By Courtney Nguyen
August 14, 2012

Roger Federer thought winning the silver medal at the Olympics was a "great result" for him. (Getty Images)

MASON, Ohio -- Roger Federer hasn't had any trouble getting over his lopsided loss to Andy Murray in the gold-medal match of the London Olympics.

"I haven't thought about it much," Federer said at a news conference amid preparations for his first match at the Western & Southern Open. "It's one of those matches you try to move on from. Unfortunately, there is no repeat of it where I can just come back, rewind and just play it again and hopefully feel better. But I accepted quickly that Murray was better on the day. That was it. I wasn't going to let it ruin my Olympics campaign just because I didn't win gold. I still thought silver was a great result for me. That's how I felt when I got back."

After a few days rest following the Olympic final, Federer arrived in Cincinnati late last week, a move that has allowed him to get a good amount of practice on the slow hard courts while also letting him fight off the jet lag that may affect players arriving later. Federer has won the tournament here four times, but he's also had a number of early exits.

"Honestly, here either I play really, really well or sometimes I just play really bad," Federer said. "So that's why the focus is big in the early rounds. It's true that once I get rolling here, I do play extremely well. I've always enjoyed coming here."

The top-ranked Federer joins Murray and Rogers Cup champion Novak Djokovic in a field that is missing Rafael Nadal. Federer admitted that he was surprised by the absence of his longtime rival from Spain. Nadal, who withdrew from the Olympics and Toronto due to his knees, also pulled out of Cincinnati and may be questionable for the U.S. Open.

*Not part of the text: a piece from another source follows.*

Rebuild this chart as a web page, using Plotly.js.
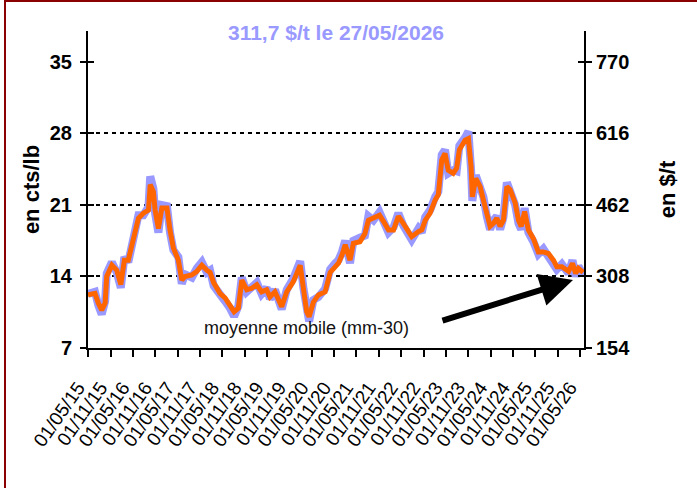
<!DOCTYPE html>
<html>
<head>
<meta charset="utf-8">
<script src="https://cdn.plot.ly/plotly-3.0.1.min.js"></script>
<style>
  html, body { margin:0; padding:0; background:#fff; }
  #wrap { position:relative; width:697px; height:488px; overflow:hidden; }
  #chart { position:absolute; left:0; top:0; width:697px; height:488px; }
  #frame { position:absolute; left:4px; top:0; width:700px; height:500px;
           border-left:2px solid #8b0000; border-top:2px solid #8b0000; pointer-events:none; }
</style>
</head>
<body>
<div id="wrap"><div id="chart"></div><div id="frame"></div></div>
<script>
// Dates of the readings
const dates = [
 '2015-05-01','2015-06-27','2015-07-24','2015-08-21','2015-09-18','2015-10-01','2015-11-12','2015-12-22',
 '2016-01-24','2016-02-22','2016-03-25','2016-04-22','2016-05-19','2016-06-16','2016-07-26','2016-09-06',
 '2016-09-20','2016-10-16','2016-10-30','2016-11-26','2016-12-24','2017-02-04','2017-03-01','2017-03-28',
 '2017-05-08','2017-06-05','2017-07-02','2017-08-26','2017-10-06','2017-11-16','2017-12-27','2018-01-22',
 '2018-02-20','2018-04-13','2018-05-24','2018-07-04','2018-08-06','2018-09-10','2018-10-08','2018-11-18',
 '2018-12-29','2019-02-08','2019-03-19','2019-04-29','2019-05-26','2019-07-06','2019-08-30','2019-10-10',
 '2019-12-03','2020-01-28','2020-02-24','2020-03-21','2020-04-10','2020-05-15','2020-06-25','2020-08-19',
 '2020-09-29','2020-11-09','2020-12-06','2021-01-03','2021-01-30','2021-03-10','2021-04-06','2021-05-30',
 '2021-07-10','2021-08-07','2021-09-17','2021-11-06','2021-12-08','2022-01-18','2022-02-28','2022-04-09',
 '2022-05-19','2022-06-29','2022-07-27','2022-09-20','2022-10-17','2022-11-14','2022-12-24','2023-02-04',
 '2023-03-01','2023-03-29','2023-04-25','2023-05-21','2023-07-01','2023-07-29','2023-08-20','2023-10-06',
 '2023-11-02','2023-11-24','2023-12-04','2024-01-01','2024-02-06','2024-03-03','2024-03-31','2024-04-27',
 '2024-05-24','2024-06-21','2024-07-18','2024-08-14','2024-09-11','2024-10-08','2024-11-18','2024-12-15',
 '2025-01-06','2025-02-03','2025-03-06','2025-04-16','2025-05-26','2025-07-06','2025-08-16','2025-09-26',
 '2025-10-24','2025-12-04','2026-01-28','2026-03-01','2026-03-27','2026-04-18','2026-05-27'
];
// Daily price (cts/lb), read from the blue series
const dailyPrice = [
 12.3,12.5,11.2,10.3,11.6,14.3,15.4,14.4,
 12.9,15.9,15.4,17.2,18.5,20.0,20.0,20.8,
 23.8,22.6,20.2,18.3,21.0,20.9,18.3,16.6,
 15.9,13.3,14.2,13.9,14.8,15.4,14.4,14.6,
 13.1,12.1,11.6,10.9,10.1,11.1,13.9,12.5,
 13.0,13.4,12.3,12.9,11.8,12.7,10.8,12.7,
 13.8,15.5,12.8,10.3,9.6,11.7,12.0,12.8,
 14.7,15.3,15.6,16.4,17.5,15.3,17.5,17.8,
 18.0,19.9,19.5,20.3,19.2,18.3,18.8,20.2,
 19.0,18.1,17.6,18.7,18.3,19.8,20.5,21.8,
 22.3,25.9,26.4,24.1,24.4,24.3,26.8,27.6,
 28.2,24.4,21.4,23.9,22.5,21.8,19.9,18.6,
 19.5,19.9,18.6,19.8,23.2,22.3,21.0,19.2,
 18.6,20.7,18.3,17.4,16.2,16.7,16.0,15.4,
 14.7,15.2,14.3,15.6,14.0,15.0,14.14
];
// 30-day moving average (cts/lb), read from the orange series
const movingAvg = [
 12.2,12.35,11.4,10.7,11.4,14.0,15.1,14.6,
 13.2,15.6,15.6,16.9,18.25,19.7,20.2,20.5,
 23.0,22.3,20.5,18.7,20.7,20.7,18.55,16.8,
 15.6,13.65,14.0,14.15,14.5,15.1,14.6,14.4,
 13.4,12.35,11.9,11.05,10.55,10.9,13.65,12.7,
 12.85,13.2,12.5,12.7,12.0,12.5,11.05,12.5,
 13.5,15.1,13.0,10.55,10.06,11.5,12.2,12.5,
 14.4,15.0,15.3,16.1,17.1,15.6,17.25,17.4,
 18.2,19.5,19.7,20.0,19.4,18.55,18.55,19.9,
 19.2,18.4,17.9,18.4,18.55,19.5,20.2,21.5,
 22.0,25.4,26.05,24.4,24.1,24.6,26.4,27.35,
 27.5,24.75,21.8,23.6,22.8,21.5,20.2,18.9,
 19.2,19.7,18.9,19.5,22.8,22.5,21.2,19.5,
 18.9,20.35,18.55,17.7,16.4,16.4,16.25,15.6,
 14.95,14.95,14.5,15.3,14.3,14.8,14.4
];
const leftTicks = [7,14,21,28,35];
const rightTicks = [154,308,462,616,770];
const gridLevels = [14,21,28];
const titleText = '311,7 $/t le 27/05/2026';
const noteText = 'moyenne mobile (mm-30)';

const FONT = 'Liberation Sans, Arial, sans-serif';
const yRange = [7, 38.03];
const y2Range = [154, 38.03*22];

const traces = [
  { x: dates, y: dailyPrice, type:'scatter', mode:'lines', name:'cours',
    line:{color:'#9999ff', width:8}, hoverinfo:'skip', showlegend:false },
  { x: dates, y: movingAvg, type:'scatter', mode:'lines', name:'mm-30',
    line:{color:'#ff6600', width:5}, showlegend:false }
];

const baseY = { range:yRange, showgrid:false, zeroline:false, fixedrange:true };
const layout = {
  width:697, height:488,
  margin:{l:88, r:113, t:31, b:140, pad:0},
  paper_bgcolor:'#ffffff', plot_bgcolor:'rgba(0,0,0,0)',
  showlegend:false,
  font:{family:FONT, color:'#000'},
  title:{ text:titleText, font:{family:FONT, size:21, weight:'bold', color:'#9999ff'},
          xref:'paper', x:0.5, xanchor:'center', yref:'container', y:1-33/488, yanchor:'middle' },
  xaxis:{ type:'date', range:['2015-05-01','2026-06-03'], tick0:'2015-05-01', dtick:'M6',
          tickformat:'%d/%m/%y', tickangle:-55, ticks:'outside', ticklen:7, tickwidth:2, tickcolor:'#000',
          showline:true, linewidth:2, linecolor:'#000', showgrid:false, zeroline:false,
          ticklabelstandoff:12, ticklabelshift:-10,
          tickfont:{family:FONT, size:19, color:'#000'} },
  yaxis: Object.assign({}, baseY, {
          tickvals:leftTicks, ticks:'outside', ticklen:6, tickwidth:2, tickcolor:'#000',
          showline:true, linewidth:2, linecolor:'#000', ticklabelstandoff:4,
          tickfont:{family:FONT, size:20, weight:'bold', color:'#000'},
          title:{text:'en cts/lb', font:{family:FONT, size:22, weight:'bold', color:'#000'}, standoff:4} }),
  yaxis2:{ overlaying:'y', side:'right', range:y2Range, tickvals:rightTicks, ticks:'outside', ticklen:6, tickwidth:2,
          tickcolor:'#000', showline:true, linewidth:2, linecolor:'#000', showgrid:false, zeroline:false,
          tickfont:{family:FONT, size:20, weight:'bold', color:'#000'},
          title:{text:'en $/t', font:{family:FONT, size:22, weight:'bold', color:'#000'}, standoff:30} },
  yaxis3: Object.assign({}, baseY, { overlaying:'y', side:'left', tickvals:gridLevels, showgrid:true,
          griddash:'4px,4px', gridcolor:'#000', gridwidth:2, ticks:'', showticklabels:false, showline:false }),
  yaxis4: Object.assign({}, baseY, { overlaying:'y', side:'left', tickvals:leftTicks, ticks:'inside', ticklen:6,
          tickwidth:2, tickcolor:'#000', showticklabels:false, showline:false }),
  yaxis5:{ overlaying:'y', side:'right', range:y2Range, tickvals:rightTicks, ticks:'inside', ticklen:6, tickwidth:2,
          tickcolor:'#000', showticklabels:false, showline:false, showgrid:false, zeroline:false },
  annotations:[
    { text:noteText, xref:'paper', yref:'paper', x:(306-88)/496, y:(348-328)/317, xanchor:'center', yanchor:'middle',
      showarrow:false, font:{family:FONT, size:18, color:'#111'} },
    { text:'', xref:'paper', yref:'paper', x:(573-88)/496, y:(348-280)/317, showarrow:true,
      axref:'pixel', ayref:'pixel', ax:-132, ay:41, arrowhead:2, arrowsize:1.1, arrowwidth:6, arrowcolor:'#000' }
  ]
};

// helper traces so the extra axes render
traces.push({ x:[dates[0]], y:[null], yaxis:'y2', mode:'lines', showlegend:false, hoverinfo:'skip' });
traces.push({ x:[dates[0]], y:[null], yaxis:'y3', mode:'lines', showlegend:false, hoverinfo:'skip' });
traces.push({ x:[dates[0]], y:[null], yaxis:'y4', mode:'lines', showlegend:false, hoverinfo:'skip' });
traces.push({ x:[dates[0]], y:[null], yaxis:'y5', mode:'lines', showlegend:false, hoverinfo:'skip' });

Plotly.newPlot('chart', traces, layout, {staticPlot:true, displayModeBar:false});
</script>
</body>
</html>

"I was going to write him and check on him because I can't believe he's been out that long," Federer said. "I thought the Olympics, OK, that's fine. That's a personal choice. I thought for sure we would see him in Toronto, but now he missed Toronto and Cincinnati. It's very surprising, because it was nothing that we heard of prior to the injury. He played so well on clay, and then actually seemed fine at Wimbledon. He had more time by losing earlier at Wimbledon. So it came as big surprise now, these two pull-outs for me. Even the Olympics, too. So I'm sad for him. I hope he'll be back for the [U.S.] Open."